Return the listing below verbatim. Pictures do not belong in the copy.

-- start MATERIAL --

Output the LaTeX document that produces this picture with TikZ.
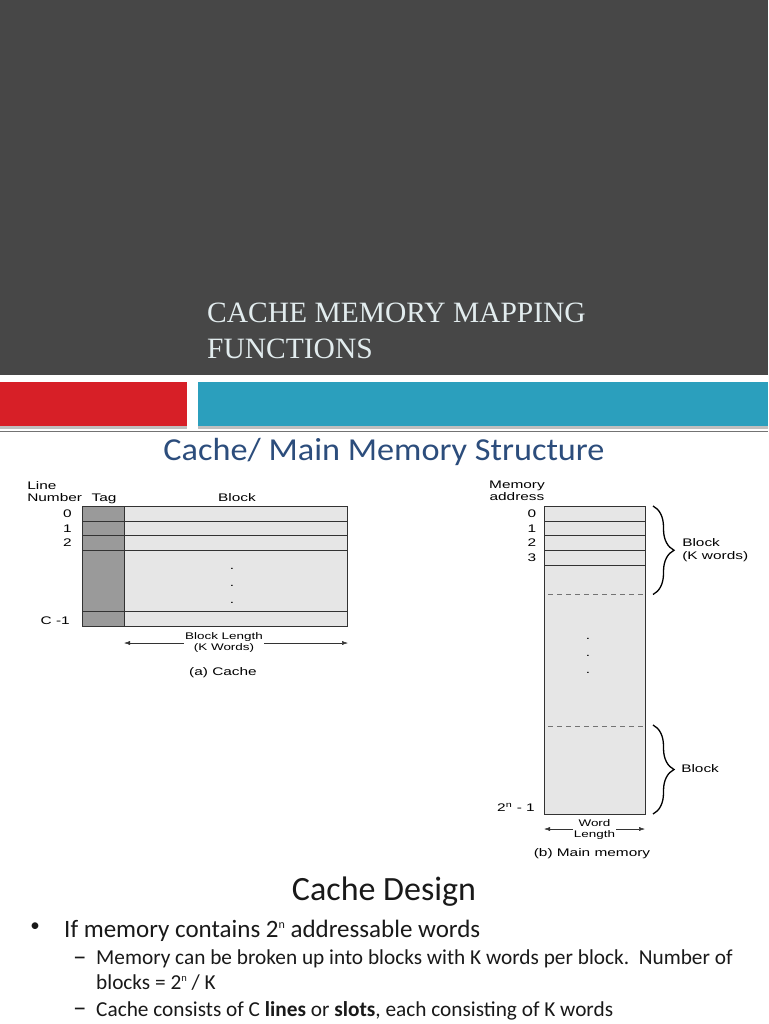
\documentclass[tikz,border=0pt]{standalone}
\usepackage{fontspec}
\setmainfont{Carlito}
\newfontfamily\titlefont{Liberation Serif}
\newfontfamily\arialfont{Liberation Sans}
\usetikzlibrary{decorations.pathreplacing,arrows.meta}
\definecolor{bandgray}{HTML}{474747}
\definecolor{titletext}{HTML}{E2ECEE}
\definecolor{redbar}{HTML}{D71F27}
\definecolor{bluebar}{HTML}{2B9FBD}
\definecolor{headblue}{HTML}{2C4D7C}
\definecolor{tagfill}{HTML}{9A9A9A}
\definecolor{blockfill}{HTML}{E6E6E6}
\definecolor{framecol}{HTML}{333333}
\newcommand{\supn}{\raisebox{0.75ex}{\fontsize{12}{12}\selectfont n}}
\newcommand{\supnb}{\raisebox{0.75ex}{\fontsize{10.5}{11}\selectfont n}}
\begin{document}
\begin{tikzpicture}[x=1pt,y=-1pt,
  lbl/.style={font=\arialfont\fontsize{11}{12.5}\selectfont, xscale=1.4, inner sep=0pt, text=black},
  smlbl/.style={font=\arialfont\fontsize{9.6}{11}\selectfont, xscale=1.4, inner sep=0pt, text=black},
  frame/.style={draw=framecol, line width=0.8pt},
  rowline/.style={draw=framecol, line width=0.7pt},
  dashline/.style={draw=black!55, line width=0.8pt, dash pattern=on 5pt off 4pt},
  bracestyle/.style={decorate, decoration={brace, amplitude=21pt}, line width=1.3pt},
  dimarrow/.style={{Latex[length=6pt,width=4pt]}-{Latex[length=6pt,width=4pt]}, line width=0.5pt, draw=black!80},
  heading/.style={font=\fontsize{32}{35}\selectfont, xscale=1.07, text=headblue, inner sep=0pt},
  titletxt/.style={font=\titlefont\fontsize{29.5}{32}\selectfont, text=titletext, inner sep=0pt, anchor=base west},
  bodyA/.style={font=\fontsize{25}{28}\selectfont, text=black!90, inner sep=0pt, anchor=base west},
  bodyB/.style={font=\fontsize{21.3}{24}\selectfont, text=black!90, inner sep=0pt, anchor=base west},
  dashmark/.style={font=\fontsize{27}{28}\selectfont, text=black!90, inner sep=0pt, anchor=base west}
]
\useasboundingbox (0,0) rectangle (768,1024);
\fill[white] (0,0) rectangle (768,1024);
% header band
\fill[bandgray] (0,0) rectangle (768,375);
\node[titletxt] (t1) at (207,322) {CACHE MEMORY MAPPING};
\node[titletxt] (t2) at (207,358) {FUNCTIONS};
% bars
\fill[black!25] (0,426) rectangle (187,428.5);
\fill[black!25] (198,426) rectangle (768,428.5);
\fill[redbar] (0,382) rectangle (187,426);
\fill[bluebar] (198,382) rectangle (768,426);
\draw[black!55, line width=0.9pt] (0,431.5) -- (768,431.5);
% heading
\node[heading] (head) at (384,452) {Cache/ Main Memory Structure};

% ---------- Cache ----------
\fill[tagfill] (82.5,506) rectangle (124,626);
\fill[blockfill] (124,506) rectangle (347.5,626);
\draw[rowline] (82.5,521) -- (347.5,521);
\draw[rowline] (82.5,535.7) -- (347.5,535.7);
\draw[rowline] (82.5,550.5) -- (347.5,550.5);
\draw[rowline] (82.5,611.5) -- (347.5,611.5);
\draw[rowline] (124,506) -- (124,626);
\draw[frame] (82.5,506) rectangle (347.5,626);
\node[lbl, anchor=base west] (cl1) at (27,489) {Line};
\node[lbl, anchor=base west] (cl2) at (27,501.7) {Number};
\node[lbl, anchor=base] (ctag) at (104,501.7) {Tag};
\node[lbl, anchor=base] (cblk) at (237,501.7) {Block};
\node[lbl] (c0) at (67.5,513.5) {0};
\node[lbl] (c1) at (67.5,528.3) {1};
\node[lbl] (c2) at (67.5,543.1) {2};
\node[lbl, anchor=east] (cc) at (70,620.5) {C -1};
\node[lbl] (cd1) at (232,569) {.};
\node[lbl] (cd2) at (232,586) {.};
\node[lbl] (cd3) at (232,603) {.};
\coordinate (ca1) at (124,643);
\coordinate (ca2) at (348,643);
\draw[dimarrow] (ca1) -- (ca2);
\node[smlbl, fill=white, inner sep=1pt, align=center] (clen) at (224,642.5) {Block Length\\(K Words)};
\node[lbl, anchor=base] (ccap) at (223,675.5) {(a) Cache};

% ---------- Main memory ----------
\fill[blockfill] (544,506) rectangle (645,814);
\draw[rowline] (544,521) -- (645,521);
\draw[rowline] (544,535.7) -- (645,535.7);
\draw[rowline] (544,550.3) -- (645,550.3);
\draw[rowline] (544,565) -- (645,565);
\draw[dashline] (548,594.3) -- (645,594.3);
\draw[dashline] (548,726.7) -- (645,726.7);
\draw[frame] (544,506) rectangle (645,814);
\node[lbl, anchor=base] (mm1) at (517,488) {Memory};
\node[lbl, anchor=base] (mm2) at (517,500.5) {address};
\node[lbl] (m0) at (532,513.5) {0};
\node[lbl] (m1) at (532,528.3) {1};
\node[lbl] (m2) at (532,543) {2};
\node[lbl] (m3) at (532,557.6) {3};
\node[lbl] (md1) at (588,639) {.};
\node[lbl] (md2) at (588,656) {.};
\node[lbl] (md3) at (588,673) {.};
\coordinate (b1s) at (653,506);
\coordinate (b1e) at (653,594.5);
\draw[bracestyle] (b1s) -- (b1e);
\node[lbl, anchor=west, align=left] (mb1) at (682,550) {Block\\(K words)};
\coordinate (b2s) at (653,725);
\coordinate (b2e) at (653,814);
\draw[bracestyle] (b2s) -- (b2e);
\node[lbl, anchor=west] (mb2) at (681,769) {Block};
\node[lbl, anchor=east] (mlast) at (535,807) {2\textsuperscript{n} - 1};
\coordinate (ma1) at (544,829);
\coordinate (ma2) at (645,829);
\draw[dimarrow] (ma1) -- (ma2);
\node[smlbl, fill=white, inner sep=1pt, align=center] (mlen) at (594.5,829.5) {Word\\Length};
\node[lbl, anchor=base] (mcap) at (592,856.5) {(b) Main memory};

% ---------- text ----------
\node[font=\fontsize{34}{38}\selectfont, inner sep=0pt, anchor=base, text=black!90] (design) at (384,900) {Cache Design};
\node[font=\fontsize{19}{20}\selectfont, inner sep=0pt, text=black!90] (bul) at (35,927) {\textbullet};
\node[bodyA] (l1) at (64,937) {If memory contains 2\supn\ addressable words};
\node[dashmark] (d1) at (73,965) {\textendash};
\node[bodyB] (l2) at (96,964.5) {Memory can be broken up into blocks with K words per block.\ \ Number of};
\node[bodyB] (l3) at (96,989) {blocks = 2\supnb\ / K};
\node[dashmark] (d2) at (73,1016.5) {\textendash};
\node[bodyB] (l4) at (96,1016) {Cache consists of C \textbf{lines} or \textbf{slots}, each consisting of K words};
\end{tikzpicture}
\end{document}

-- end MATERIAL --

FINISHED TASK —
Output the LaTeX document that produces this picture with TikZ.
\documentclass[tikz,border=0pt]{standalone}
\usepackage{fontspec}
\setmainfont{Carlito}
\newfontfamily\titlefont{Liberation Serif}
\newfontfamily\arialfont{Liberation Sans}
\usetikzlibrary{decorations.pathreplacing,arrows.meta}
\definecolor{bandgray}{HTML}{474747}
\definecolor{titletext}{HTML}{E2ECEE}
\definecolor{redbar}{HTML}{D71F27}
\definecolor{bluebar}{HTML}{2B9FBD}
\definecolor{headblue}{HTML}{2C4D7C}
\definecolor{tagfill}{HTML}{9A9A9A}
\definecolor{blockfill}{HTML}{E6E6E6}
\definecolor{framecol}{HTML}{333333}
\newcommand{\supn}{\raisebox{0.75ex}{\fontsize{12}{12}\selectfont n}}
\newcommand{\supnb}{\raisebox{0.75ex}{\fontsize{10.5}{11}\selectfont n}}
\begin{document}
\begin{tikzpicture}[x=1pt,y=-1pt,
  lbl/.style={font=\arialfont\fontsize{11}{12.5}\selectfont, xscale=1.4, inner sep=0pt, text=black},
  smlbl/.style={font=\arialfont\fontsize{9.6}{11}\selectfont, xscale=1.4, inner sep=0pt, text=black},
  frame/.style={draw=framecol, line width=0.8pt},
  rowline/.style={draw=framecol, line width=0.7pt},
  dashline/.style={draw=black!55, line width=0.8pt, dash pattern=on 5pt off 4pt},
  bracestyle/.style={decorate, decoration={brace, amplitude=21pt}, line width=1.3pt},
  dimarrow/.style={{Latex[length=6pt,width=4pt]}-{Latex[length=6pt,width=4pt]}, line width=0.5pt, draw=black!80},
  heading/.style={font=\fontsize{32}{35}\selectfont, xscale=1.07, text=headblue, inner sep=0pt},
  titletxt/.style={font=\titlefont\fontsize{29.5}{32}\selectfont, text=titletext, inner sep=0pt, anchor=base west},
  bodyA/.style={font=\fontsize{25}{28}\selectfont, text=black!90, inner sep=0pt, anchor=base west},
  bodyB/.style={font=\fontsize{21.3}{24}\selectfont, text=black!90, inner sep=0pt, anchor=base west},
  dashmark/.style={font=\fontsize{27}{28}\selectfont, text=black!90, inner sep=0pt, anchor=base west}
]
\useasboundingbox (0,0) rectangle (768,1024);
\fill[white] (0,0) rectangle (768,1024);
% header band
\fill[bandgray] (0,0) rectangle (768,375);
\node[titletxt] (t1) at (207,322) {CACHE MEMORY MAPPING};
\node[titletxt] (t2) at (207,358) {FUNCTIONS};
% bars
\fill[black!25] (0,426) rectangle (187,428.5);
\fill[black!25] (198,426) rectangle (768,428.5);
\fill[redbar] (0,382) rectangle (187,426);
\fill[bluebar] (198,382) rectangle (768,426);
\draw[black!55, line width=0.9pt] (0,431.5) -- (768,431.5);
% heading
\node[heading] (head) at (384,452) {Cache/ Main Memory Structure};

% ---------- Cache ----------
\fill[tagfill] (82.5,506) rectangle (124,626);
\fill[blockfill] (124,506) rectangle (347.5,626);
\draw[rowline] (82.5,521) -- (347.5,521);
\draw[rowline] (82.5,535.7) -- (347.5,535.7);
\draw[rowline] (82.5,550.5) -- (347.5,550.5);
\draw[rowline] (82.5,611.5) -- (347.5,611.5);
\draw[rowline] (124,506) -- (124,626);
\draw[frame] (82.5,506) rectangle (347.5,626);
\node[lbl, anchor=base west] (cl1) at (27,489) {Line};
\node[lbl, anchor=base west] (cl2) at (27,501.7) {Number};
\node[lbl, anchor=base] (ctag) at (104,501.7) {Tag};
\node[lbl, anchor=base] (cblk) at (237,501.7) {Block};
\node[lbl] (c0) at (67.5,513.5) {0};
\node[lbl] (c1) at (67.5,528.3) {1};
\node[lbl] (c2) at (67.5,543.1) {2};
\node[lbl, anchor=east] (cc) at (70,620.5) {C -1};
\node[lbl] (cd1) at (232,569) {.};
\node[lbl] (cd2) at (232,586) {.};
\node[lbl] (cd3) at (232,603) {.};
\coordinate (ca1) at (124,643);
\coordinate (ca2) at (348,643);
\draw[dimarrow] (ca1) -- (ca2);
\node[smlbl, fill=white, inner sep=1pt, align=center] (clen) at (224,642.5) {Block Length\\(K Words)};
\node[lbl, anchor=base] (ccap) at (223,675.5) {(a) Cache};

% ---------- Main memory ----------
\fill[blockfill] (544,506) rectangle (645,814);
\draw[rowline] (544,521) -- (645,521);
\draw[rowline] (544,535.7) -- (645,535.7);
\draw[rowline] (544,550.3) -- (645,550.3);
\draw[rowline] (544,565) -- (645,565);
\draw[dashline] (548,594.3) -- (645,594.3);
\draw[dashline] (548,726.7) -- (645,726.7);
\draw[frame] (544,506) rectangle (645,814);
\node[lbl, anchor=base] (mm1) at (517,488) {Memory};
\node[lbl, anchor=base] (mm2) at (517,500.5) {address};
\node[lbl] (m0) at (532,513.5) {0};
\node[lbl] (m1) at (532,528.3) {1};
\node[lbl] (m2) at (532,543) {2};
\node[lbl] (m3) at (532,557.6) {3};
\node[lbl] (md1) at (588,639) {.};
\node[lbl] (md2) at (588,656) {.};
\node[lbl] (md3) at (588,673) {.};
\coordinate (b1s) at (653,506);
\coordinate (b1e) at (653,594.5);
\draw[bracestyle] (b1s) -- (b1e);
\node[lbl, anchor=west, align=left] (mb1) at (682,550) {Block\\(K words)};
\coordinate (b2s) at (653,725);
\coordinate (b2e) at (653,814);
\draw[bracestyle] (b2s) -- (b2e);
\node[lbl, anchor=west] (mb2) at (681,769) {Block};
\node[lbl, anchor=east] (mlast) at (535,807) {2\textsuperscript{n} - 1};
\coordinate (ma1) at (544,829);
\coordinate (ma2) at (645,829);
\draw[dimarrow] (ma1) -- (ma2);
\node[smlbl, fill=white, inner sep=1pt, align=center] (mlen) at (594.5,829.5) {Word\\Length};
\node[lbl, anchor=base] (mcap) at (592,856.5) {(b) Main memory};

% ---------- text ----------
\node[font=\fontsize{34}{38}\selectfont, inner sep=0pt, anchor=base, text=black!90] (design) at (384,900) {Cache Design};
\node[font=\fontsize{19}{20}\selectfont, inner sep=0pt, text=black!90] (bul) at (35,927) {\textbullet};
\node[bodyA] (l1) at (64,937) {If memory contains 2\supn\ addressable words};
\node[dashmark] (d1) at (73,965) {\textendash};
\node[bodyB] (l2) at (96,964.5) {Memory can be broken up into blocks with K words per block.\ \ Number of};
\node[bodyB] (l3) at (96,989) {blocks = 2\supnb\ / K};
\node[dashmark] (d2) at (73,1016.5) {\textendash};
\node[bodyB] (l4) at (96,1016) {Cache consists of C \textbf{lines} or \textbf{slots}, each consisting of K words};
\end{tikzpicture}
\end{document}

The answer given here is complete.